Proud of his work, he showed the sign to his friends and asked for feedback.
One suggested that “Hatter” was unnecessary—after all, the image of a hat on the sign made that obvious.
Another pointed out that “makes” could be removed, since customers would assume the hats didn’t simply materialize out of thin air.
A third thought “for ready money” was implied—no one expected to walk away with a hat on a handshake and a promise.
Yet another suggested that “John Thompson” might not be needed if the sign was hanging directly outside his shop.
One by one, the words were eliminated until the sign was reduced to a simple picture of a hat.
Franklin’s point was not subtle.
Jefferson, like the hatter, had started with something carefully constructed and personally meaningful. Then came the helpful suggestions. Then came the edits. Then came the slow realization that what remained, while still functional, was no longer entirely his.
It was Franklin’s gentle way of saying: this is how things go.
To Jefferson’s credit, he accepted the changes—though not without privately noting his frustrations. And history, of course, suggests that the final version turned out reasonably well. At the very least, it hasn’t been misplaced like Fiji’s Declaration of Independence.
Still, somewhere in Philadelphia, a portable desk quietly witnessed a founding father learning that even immortal prose is not safe from committee review.
Fun Fact: Portable Desks Were Surprisingly Trendy
Jefferson’s lap desk may feel unique, but portable writing desks were actually quite fashionable among educated individuals in the 18th century. They allowed scholars, politicians, and travelers to write wherever they happened to be.
Think of them as the productivity tools of their day—except instead of managing email inboxes, they were used to compose letters, essays, and occasionally documents that would fundamentally alter human governance.
Jefferson himself was something of a gadget enthusiast.

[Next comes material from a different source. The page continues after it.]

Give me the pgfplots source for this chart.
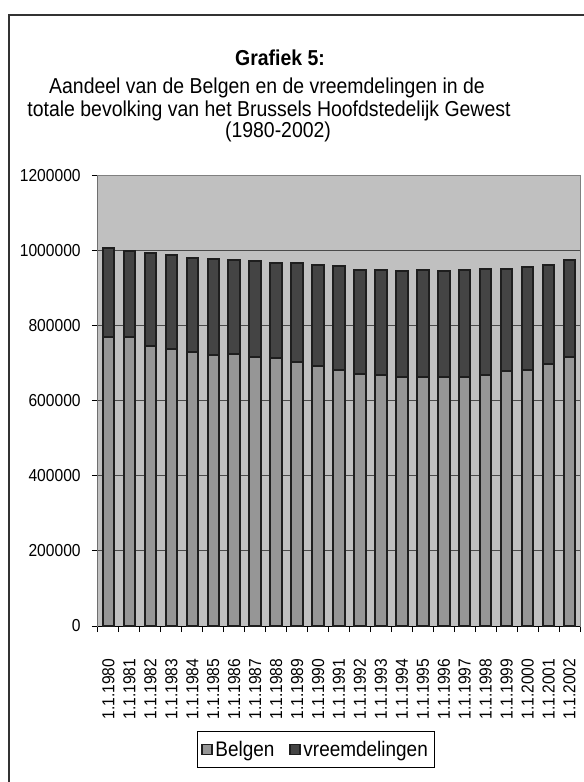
\documentclass[border=0pt]{standalone}
\usepackage{pgfplots}
\pgfplotsset{compat=1.18}
\usepackage{fontspec}
% het origineel heeft iets smallere, hogere letters
\setmainfont[FakeStretch=0.9]{Liberation Sans}
\definecolor{plotbg}{HTML}{C0C0C0}
\definecolor{belgc}{HTML}{969696}
\definecolor{vreemc}{HTML}{444444}
\definecolor{edgec}{HTML}{1E1E1E}
\definecolor{gridc}{HTML}{4A4A4A}
\definecolor{framec}{HTML}{808080}

% bevolking per 1 januari (afgelezen)
\pgfplotstableread{
i jaar     belgen vreemd
0  1.1.1980 770000 238400
1  1.1.1981 770000 229400
2  1.1.1982 747800 246200
3  1.1.1983 738900 250700
4  1.1.1984 730100 251500
5  1.1.1985 723800 254300
6  1.1.1986 724500 250900
7  1.1.1987 718500 255100
8  1.1.1988 714100 255100
9  1.1.1989 703400 265800
10 1.1.1990 694500 269300
11 1.1.1991 682900 276100
12 1.1.1992 672300 278200
13 1.1.1993 669600 279100
14 1.1.1994 665200 282600
15 1.1.1995 663400 286200
16 1.1.1996 663400 283500
17 1.1.1997 665200 284400
18 1.1.1998 670500 281800
19 1.1.1999 679400 273800
20 1.1.2000 682900 275600
21 1.1.2001 698900 264000
22 1.1.2002 716700 259600
}\bevolking

\newcommand\titelfont{\fontsize{16.2}{19}\selectfont}

\begin{document}
\begin{tikzpicture}[x=0.75pt,y=0.75pt]
\useasboundingbox (0,0) rectangle (584,782);
\draw[line width=1.1pt, color=black!80] (9,-10) -- (9,767) -- (600,767);

\node[anchor=base, font=\bfseries\titelfont] at (280,716) {Grafiek 5:};
\node[anchor=base, font=\titelfont] at (267,688) {Aandeel van de Belgen en de vreemdelingen in de};
\node[anchor=base, font=\titelfont] at (269,665.5) {totale bevolking van het Brussels Hoofdstedelijk Gewest};
\node[anchor=base, font=\titelfont] at (278,644) {(1980-2002)};

\begin{axis}[
    at={(73.5pt,117pt)}, anchor=south west,
    scale only axis,
    width=361.5pt, height=337.5pt,
    ybar stacked,
    bar width=8.6pt,
    xmin=-0.5, xmax=22.5,
    ymin=0, ymax=1200000,
    ytick={0,200000,...,1200000},
    scaled y ticks=false,
    yticklabel style={/pgf/number format/fixed, /pgf/number format/1000 sep={}},
    /pgf/number format/assume math mode=true,
    xtick=data,
    xticklabels from table={\bevolking}{jaar},
    xticklabel style={rotate=90, anchor=east},
    major x tick style={draw=none},
    minor xtick={-0.5,0.5,...,22.5},
    minor x tick style={black, line width=0.75pt},
    minor tick length=4.5pt,
    major tick length=4.5pt,
    y tick style={black, line width=0.75pt},
    tick align=outside,
    xtick pos=bottom, ytick pos=left,
    ticklabel style={font=\fontsize{13}{15}\selectfont},
    xticklabel shift=16.5pt,
    yticklabel shift=5pt,
    ymajorgrids,
    grid style={gridc, line width=0.75pt},
    axis background/.style={fill=plotbg},
    axis line style={framec, line width=0.75pt},
    legend style={at={(0.452,-0.2744)}, anchor=center, draw=black, line width=0.6pt,
        font=\fontsize{15.8}{18}\selectfont, legend columns=2,
        inner xsep=3pt, inner ysep=5pt,
        /tikz/every even column/.append style={column sep=9pt}},
    legend image code/.code={\draw[#1, line width=1.1pt] (0pt,-3.8pt) rectangle (7.6pt,3.8pt);},
    every axis plot/.append style={draw=edgec, line width=1.5pt},
]
\addplot[fill=belgc, draw=edgec] table[x=i, y=belgen] {\bevolking};
\addlegendentry{Belgen}
\addplot[fill=vreemc, draw=edgec] table[x=i, y=vreemd] {\bevolking};
\addlegendentry{vreemdelingen}
\draw[black, line width=0.75pt] (axis cs:-0.5,0) -- (axis cs:22.5,0);
\draw[black, line width=0.75pt] (axis cs:-0.5,0) -- (axis cs:-0.5,1200000);
\end{axis}
\end{tikzpicture}
\end{document}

He owned multiple writing devices and was constantly looking for ways to improve efficiency. This included a polygraph machine (not the lie detector designed in part by the creator of Wonder Woman, but a device that copied letters as he wrote them), because even in the 18th century, people were already trying to streamline paperwork.
History, One Object at a Time

There is something oddly comforting about the fact that one of the most important documents in history was drafted on a portable desk. It reminds us that history is not just shaped by grand ideas, but by the ordinary objects that make those ideas possible.
The American Revolution was not only fought on battlefields. It was written—on desks, in letters, in pamphlets passed from hand to hand. It was argued over, revised, and refined before it was ever declared.
Jefferson’s desk is a quiet witness to that process. It didn’t create the ideas, but it gave them a place to exist.
Which raises a mildly unsettling thought: somewhere, right now, someone is sitting at a desk that looks entirely unremarkable and is writing something that future generations will treat with great reverence.
Maybe it’s you. If so, please take good care of that future historic relic.